I am no longer a participant in the annual scavenger hunt for school supplies. Not so long ago this time of year presented the familiar challenge of finding all the items on the list required by Daniel's school for him to attend and participate in learning. Pencils(a whole box) markers, colored pencils, paper, folders, ruler, protractor(what do they do with this thing) kleenex, and then the worst thing of all…
The black composition book.
It was the worst because it was never easy to find. And if you were a mother like me who was sometimes a little late in the game, the trip to Target proved fruitless because the seasonal "back to school" section would be completely trashed. Scrounging behind mostly empty, picked over boxes of "barbie" notebooks to find that illusive black "composition book" is an experience that stagnates in my memory as less than positive.
If you have been unfortunate enough to have this item land on your list I feel sorry for you.
What do they do with this thing?
Honestly, in all the years we participated in the back to school ritual I never once saw that composition book come home with anything written in it. In fact, once the prize was sent off to school it never returned. I began to believe that there was some sort of scholastic black hole that consumed hundreds of these things every year only to transport them through time and spit them back into a portal in Targets everywhere to start the thing all over again. Year after year we bought that book. Some years I wondered if it wasn't the same book, like recycled candy corn at Holloween.

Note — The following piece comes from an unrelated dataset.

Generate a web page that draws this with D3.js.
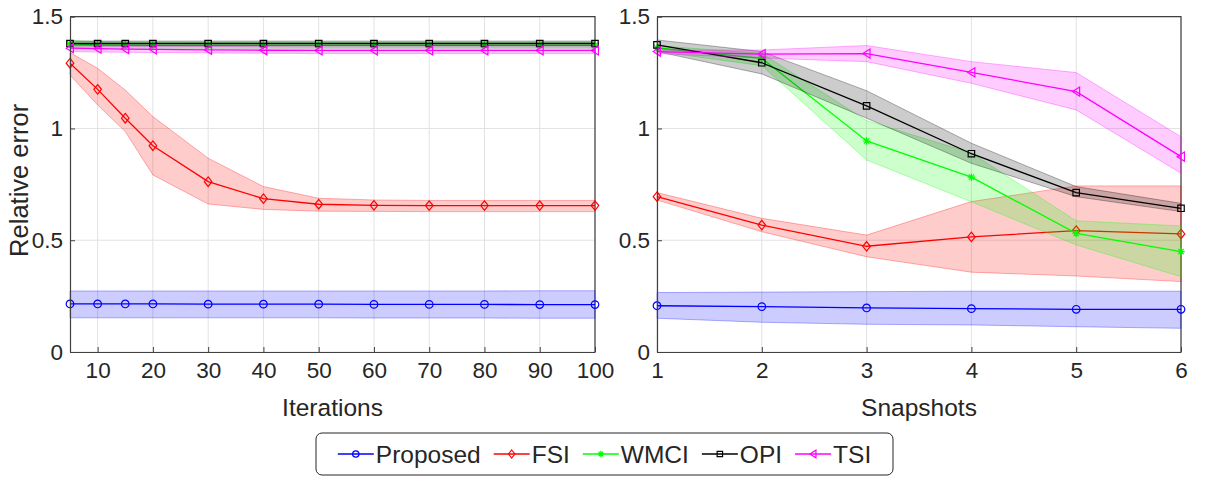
<!DOCTYPE html>
<html>
<head>
<meta charset="utf-8">
<script src="https://cdn.jsdelivr.net/npm/d3@7"></script>
<style>
  body { margin: 0; background: #fff; }
  text { font-family: "Liberation Sans", Arial, sans-serif; fill: #262626; }
</style>
</head>
<body>
<div id="chart-area"></div>
<script>
// ---- data ----
const seriesNames = ["Proposed", "FSI", "WMCI", "OPI", "TSI"]
const seriesColors = ["#0000ff", "#ff0000", "#00ff00", "#000000", "#ff00ff"]
const seriesMarkers = ["circle", "diamond", "asterisk", "square", "triangleLeft"]

// left panel: iterations
const iterations = [5, 10, 15, 20, 30, 40, 50, 60, 70, 80, 90, 100]
const iterTicks = [10, 20, 30, 40, 50, 60, 70, 80, 90, 100]
const iterProposed = [0.215, 0.215, 0.215, 0.215, 0.214, 0.214, 0.214, 0.213, 0.213, 0.213, 0.212, 0.212]
const iterProposedHi = [0.273, 0.273, 0.273, 0.273, 0.273, 0.273, 0.273, 0.273, 0.273, 0.273, 0.274, 0.274]
const iterProposedLo = [0.153, 0.153, 0.153, 0.153, 0.153, 0.153, 0.153, 0.152, 0.152, 0.152, 0.151, 0.151]
const iterFSI = [1.292, 1.175, 1.046, 0.923, 0.762, 0.686, 0.661, 0.656, 0.655, 0.655, 0.655, 0.655]
const iterFSIHi = [1.339, 1.269, 1.172, 1.053, 0.867, 0.740, 0.688, 0.680, 0.678, 0.678, 0.678, 0.678]
const iterFSILo = [1.239, 1.105, 0.986, 0.792, 0.662, 0.638, 0.630, 0.629, 0.628, 0.628, 0.628, 0.628]
const iterWMCI = [1.378, 1.374, 1.373, 1.372, 1.372, 1.372, 1.372, 1.372, 1.372, 1.372, 1.372, 1.372]
const iterWMCIHi = [1.395, 1.388, 1.386, 1.385, 1.385, 1.385, 1.385, 1.385, 1.385, 1.385, 1.385, 1.385]
const iterWMCILo = [1.362, 1.360, 1.359, 1.359, 1.359, 1.359, 1.359, 1.359, 1.359, 1.359, 1.359, 1.359]
const iterOPI = [1.380, 1.380, 1.380, 1.380, 1.380, 1.380, 1.380, 1.380, 1.380, 1.380, 1.380, 1.380]
const iterOPIHi = [1.391, 1.391, 1.391, 1.391, 1.391, 1.391, 1.391, 1.391, 1.391, 1.391, 1.391, 1.391]
const iterOPILo = [1.369, 1.369, 1.369, 1.369, 1.369, 1.369, 1.369, 1.369, 1.369, 1.369, 1.369, 1.369]
const iterTSI = [1.359, 1.357, 1.355, 1.354, 1.352, 1.350, 1.349, 1.349, 1.349, 1.349, 1.349, 1.349]
const iterTSIHi = [1.372, 1.370, 1.369, 1.368, 1.367, 1.366, 1.365, 1.365, 1.365, 1.365, 1.365, 1.365]
const iterTSILo = [1.344, 1.342, 1.341, 1.340, 1.338, 1.336, 1.335, 1.335, 1.335, 1.335, 1.335, 1.335]

// right panel: snapshots
const snapshots = [1, 2, 3, 4, 5, 6]
const snapProposed = [0.207, 0.203, 0.197, 0.194, 0.191, 0.191]
const snapProposedHi = [0.266, 0.268, 0.270, 0.272, 0.272, 0.272]
const snapProposedLo = [0.151, 0.133, 0.124, 0.121, 0.113, 0.106]
const snapFSI = [0.695, 0.568, 0.473, 0.515, 0.543, 0.528]
const snapFSIHi = [0.713, 0.598, 0.523, 0.673, 0.743, 0.743]
const snapFSILo = [0.680, 0.538, 0.426, 0.357, 0.340, 0.315]
const snapWMCI = [1.360, 1.314, 0.944, 0.782, 0.531, 0.449]
const snapWMCIHi = [1.370, 1.336, 1.035, 0.890, 0.587, 0.564]
const snapWMCILo = [1.345, 1.281, 0.859, 0.672, 0.479, 0.337]
const snapOPI = [1.374, 1.294, 1.101, 0.887, 0.713, 0.643]
const snapOPIHi = [1.396, 1.344, 1.169, 0.934, 0.740, 0.665]
const snapOPILo = [1.344, 1.244, 1.046, 0.844, 0.695, 0.628]
const snapTSI = [1.344, 1.333, 1.335, 1.251, 1.165, 0.874]
const snapTSIHi = [1.350, 1.351, 1.371, 1.299, 1.250, 0.963]
const snapTSILo = [1.335, 1.315, 1.299, 1.202, 1.083, 0.800]

const yTicks = [0, 0.5, 1, 1.5]
const yTickLabels = ["0", "0.5", "1", "1.5"]

// ---- layout ----
const W = 1208, H = 477
const TOP = 16.7, BOTTOM = 352
const svg = d3.select("#chart-area").append("svg")
	.attr("width", W)
	.attr("height", H)

const y = d3.scaleLinear().domain([0, 1.5]).range([BOTTOM, TOP])

const panels = [
	{
		x: d3.scaleLinear().domain([5, 100]).range([70, 595]),
		xs: iterations, ticks: iterTicks, label: "Iterations",
		mean: [iterProposed, iterFSI, iterWMCI, iterOPI, iterTSI],
		hi: [iterProposedHi, iterFSIHi, iterWMCIHi, iterOPIHi, iterTSIHi],
		lo: [iterProposedLo, iterFSILo, iterWMCILo, iterOPILo, iterTSILo]
	},
	{
		x: d3.scaleLinear().domain([1, 6]).range([657, 1181]),
		xs: snapshots, ticks: snapshots, label: "Snapshots",
		mean: [snapProposed, snapFSI, snapWMCI, snapOPI, snapTSI],
		hi: [snapProposedHi, snapFSIHi, snapWMCIHi, snapOPIHi, snapTSIHi],
		lo: [snapProposedLo, snapFSILo, snapWMCILo, snapOPILo, snapTSILo]
	}
]

// marker paths, centred at 0,0
function markerPath(type, s) {
	switch (type) {
		case "circle":
			return `M${-s},0A${s},${s} 0 1,0 ${s},0A${s},${s} 0 1,0 ${-s},0Z`
		case "diamond":
			return `M0,${-s * 1.25}L${s},0L0,${s * 1.25}L${-s},0Z`
		case "square":
			return `M${-s * 0.85},${-s * 0.85}H${s * 0.85}V${s * 0.85}H${-s * 0.85}Z`
		case "triangleLeft":
			return `M${-s},0L${s * 0.9},${-s * 1.2}L${s * 0.9},${s * 1.2}Z`
		case "asterisk": {
			const d = s * 0.7
			return `M${-s},0H${s}M0,${-s}V${s}M${-d},${-d}L${d},${d}M${-d},${d}L${d},${-d}`
		}
	}
}

panels.forEach(p => {
	const x = p.x
	const [x0, x1] = x.range()
	const g = svg.append("g")

	// grid
	g.selectAll(".vgrid").data(p.ticks).enter().append("line")
		.attr("x1", d => x(d)).attr("x2", d => x(d))
		.attr("y1", TOP).attr("y2", BOTTOM)
		.attr("stroke", "#e2e2e2").attr("stroke-width", 1)
	g.selectAll(".hgrid").data(yTicks).enter().append("line")
		.attr("x1", x0).attr("x2", x1)
		.attr("y1", d => y(d)).attr("y2", d => y(d))
		.attr("stroke", "#e2e2e2").attr("stroke-width", 1)

	// box top / right
	g.append("path")
		.attr("d", `M${x0},${TOP}H${x1}V${BOTTOM}`)
		.attr("fill", "none").attr("stroke", "#404040").attr("stroke-width", 1.2)

	// series: band then line + markers
	seriesNames.forEach((name, i) => {
		const col = seriesColors[i]
		const idx = d3.range(p.xs.length)
		const area = d3.area()
			.x(j => x(p.xs[j]))
			.y0(j => y(p.lo[i][j]))
			.y1(j => y(p.hi[i][j]))
		g.append("path")
			.attr("d", area(idx))
			.attr("fill", col).attr("fill-opacity", 0.2)
			.attr("stroke", col).attr("stroke-opacity", 0.3).attr("stroke-width", 1)
		const line = d3.line()
			.x(j => x(p.xs[j]))
			.y(j => y(p.mean[i][j]))
		g.append("path")
			.attr("d", line(idx))
			.attr("fill", "none").attr("stroke", col).attr("stroke-width", 1.3)
		g.selectAll(null).data(idx).enter().append("path")
			.attr("transform", j => `translate(${x(p.xs[j])},${y(p.mean[i][j])})`)
			.attr("d", markerPath(seriesMarkers[i], 3.8))
			.attr("fill", "none").attr("stroke", col).attr("stroke-width", 1.2)
	})

	// axes
	const xAxis = g.append("g")
		.attr("transform", `translate(0, ${BOTTOM})`)
		.call(d3.axisBottom(x).tickValues(p.ticks).tickFormat(d3.format("d"))
			.tickSizeInner(-5).tickSizeOuter(0).tickPadding(10))
	const yAxis = g.append("g")
		.attr("transform", `translate(${x0}, 0)`)
		.call(d3.axisLeft(y).tickValues(yTicks).tickFormat((d, k) => yTickLabels[k])
			.tickSizeInner(-5).tickSizeOuter(0).tickPadding(7))
	;[xAxis, yAxis].forEach(a => {
		a.select(".domain").attr("stroke", "#404040").attr("stroke-width", 1.2)
		a.selectAll(".tick line").attr("stroke", "#404040")
		a.selectAll(".tick text").attr("font-size", "22.5px").attr("fill", "#262626")
			.style("font-family", "'Liberation Sans', Arial, sans-serif")
	})

	g.append("text")
		.attr("x", (x0 + x1) / 2)
		.attr("y", 416)
		.attr("text-anchor", "middle")
		.attr("font-size", "24.5px")
		.text(p.label)
})

// y label
svg.append("text")
	.attr("transform", `translate(28, ${(TOP + BOTTOM) / 2 - 4}) rotate(-90)`)
	.attr("text-anchor", "middle")
	.attr("font-size", "25.5px")
	.text("Relative error")

// legend
const leg = svg.append("g")
const legBox = leg.append("rect")
	.attr("y", 433).attr("height", 42)
	.attr("rx", 6).attr("ry", 6)
	.attr("fill", "#fff").attr("stroke", "#262626").attr("stroke-width", 1)
let cx = 0
const items = leg.append("g")
seriesNames.forEach((name, i) => {
	const it = items.append("g").attr("transform", `translate(${cx},0)`)
	it.append("line")
		.attr("x1", 0).attr("x2", 36).attr("y1", 454).attr("y2", 454)
		.attr("stroke", seriesColors[i]).attr("stroke-width", 1.3)
	it.append("path")
		.attr("transform", "translate(18,454)")
		.attr("d", markerPath(seriesMarkers[i], 3.2))
		.attr("fill", "none").attr("stroke", seriesColors[i]).attr("stroke-width", 1.2)
	const t = it.append("text")
		.attr("x", 38).attr("y", 454).attr("dy", "0.35em")
		.attr("font-size", "24.5px")
		.text(name)
	cx += 38 + t.node().getComputedTextLength() + 13
})
const total = cx - 13
const startX = (316 + 893) / 2 - total / 2
items.attr("transform", `translate(${startX},0)`)
legBox.attr("x", 316).attr("width", 893 - 316)
</script>
</body>
</html>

By the time Daniel was in eighth grade I pretty much had the ritual down. We went to Target the first week in August rather than waiting until two days before school started. In fact, the ritual became one of those fun mother-son bonding experiences that I actually reflect on now with fondness. It often included lunch and deep discussions about life, but the quest for the composition book was always a frustrating key element in this bonding experience.
I thought that that little black book had left my life forever until it showed up again last year having hitched a ride home with my husband under the ruse that it was handed out at work with the instructions to use it in meetings. Apparently laptops were now deemed evil and forbidden in church meetings and replaced with the holier (and possibly less threatening) black composition book. For me, seeing it again was kind of creepy.
It sat, untouched on a bench in our living room for weeks. Like the mysterious missing socks in the dryer, I think it finally went back into the black hole from which it came because I haven't seen it since.
I don't miss scavenging for school supplies, but the days chatting about dinosaurs with a younger Daniel while hunting for just the right binder has been replaced with discussing Republicans and Democrats while shopping for just the right pair of shoes. Somewhere along the line the frustration of the task gave into the ritual of being together. And it is the ritual that is something I will probably miss when he graduates.